Last night, the City Council approved a significant change in New Rochelle’s leaf collection policy.  Beginning this fall, loose piles of leaves at curbside will no longer be picked up.  Instead, homeowners (and professional landscapers) will have several options.  The contestants are . . .

1)  Bagging:  Placing leaves in biodegradable yard waste bags that will be picked up at least once a week.

2)  Containerizing:  Placing leaves in standard garbage receptacles (not mixed with trash, however.)

3)  Carting:  Delivering leaves directly to the City’s yard waste transfer site.

4)  Mulching:  Mulching leaves on site, using mulching mowers or standard mowers equipped with mulching blades.

And the winner is . . . mulching!

It is by far the best choice from every perspective.  Mulching is cheaper, involves less labor, and produces healthier lawns that don’t need to be fertilized as much.  And there are many landscapers who offer mulching services at no additional charge.  So feel free to bag your leaves if you like, but you may as well stuff some dollar bills into the yard waste bags, too, because you’ll be throwing away money.

Taxpayers will save about $250,000 to $300,000 per year as a result of this change.  Plus, our local roads and storm drains won’t be clogged with leaves each fall.  Everybody is better off.

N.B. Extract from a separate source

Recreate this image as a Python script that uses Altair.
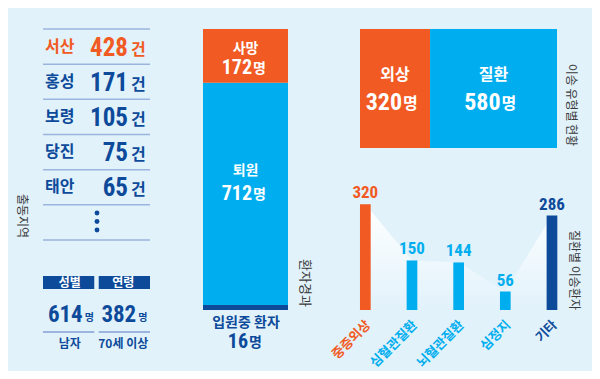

A new policy like this does require a change in habits and perspectives, however, and that makes public information especially important.  To ensure that this transition occurs smoothly, the City will devote a portion of the first year’s budget savings to a professional public information campaign, involving mailings, robo-calls, lawn signs, and educational demonstrations for homeowners and gardeners.  We want to be sure that everybody understands their options, especially mulching, before the leaves start to turn.

Here’s some more information, including facts and tips about mulching, a good case study from Greenburgh, and my prior comments on this issue.

And many thanks to the Citizens Panel on Sustainable Budgets, which recommended this policy in their 2012 report.